Paleomagnetic results from Late Carboniferous to Early Permian rocks in the northern Qiangtang terrane, Tibet, China, and their tectonic implications

Results of a systematic paleomagnetic study are reported based on Late Carboniferous to Early Permian sedimentary rocks on the north slope of the Tanggula Mountains, in the northern Qiangtang terrane （NQT）, Tibet, China. Data revealed that magnetic minerals in limestone samples from the Zarigen Formation （CP^z）are primarily composed of magnetite, while those in sandstone samples from the Nuoribagaribao Formation （Pnr） are dominated by hematite alone, or hematite and magnetite in combination. Progressive thermal, or alternating field, demagnetization allowed us to isolate a stable high temperature component （HTC） in 127 specimens from 16 sites which successfully passed the conglomerate test, consistent with primary remnance.
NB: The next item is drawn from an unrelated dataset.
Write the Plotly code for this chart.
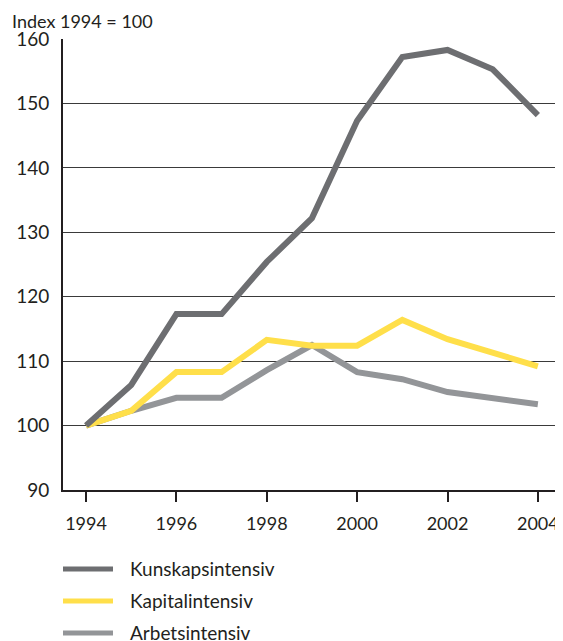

The tilt-corrected mean direction for Late Carboniferous to Early Permian rocks in the northern Qiangtang terrane is D°=30.2°, Is=-40.9°, ks=269.0, a95=2.3°, N=16, which yields a corresponding paleomagnetic pole at 25.7°N, 241.5°E （alp/rim=2.8°/1.7°）, and a paleolatitude of 23.4°S. Our results, together with previously reported paleomagnetic data, indicate that： （1） the NQT in Tibet, China, was located at a low latitude in the southern hemisphere, and may have belonged to the northern margin of Gondwana during the Late Carboniferous to Early Permian; （2） the Paleo-Tethys Ocean was large during the Late Carboniferous to Early Permian, and （3） the NQT subsequently moved rapidly northwards, perhaps related to the fact that the Paleo-Tethys Ocean was rapidly contracting from the Late Permian to Late Triassic while the Bangong Lake-Nujiang Ocean, the northern branch of the Neo-Tethys Ocean, expanded rapidly during this time.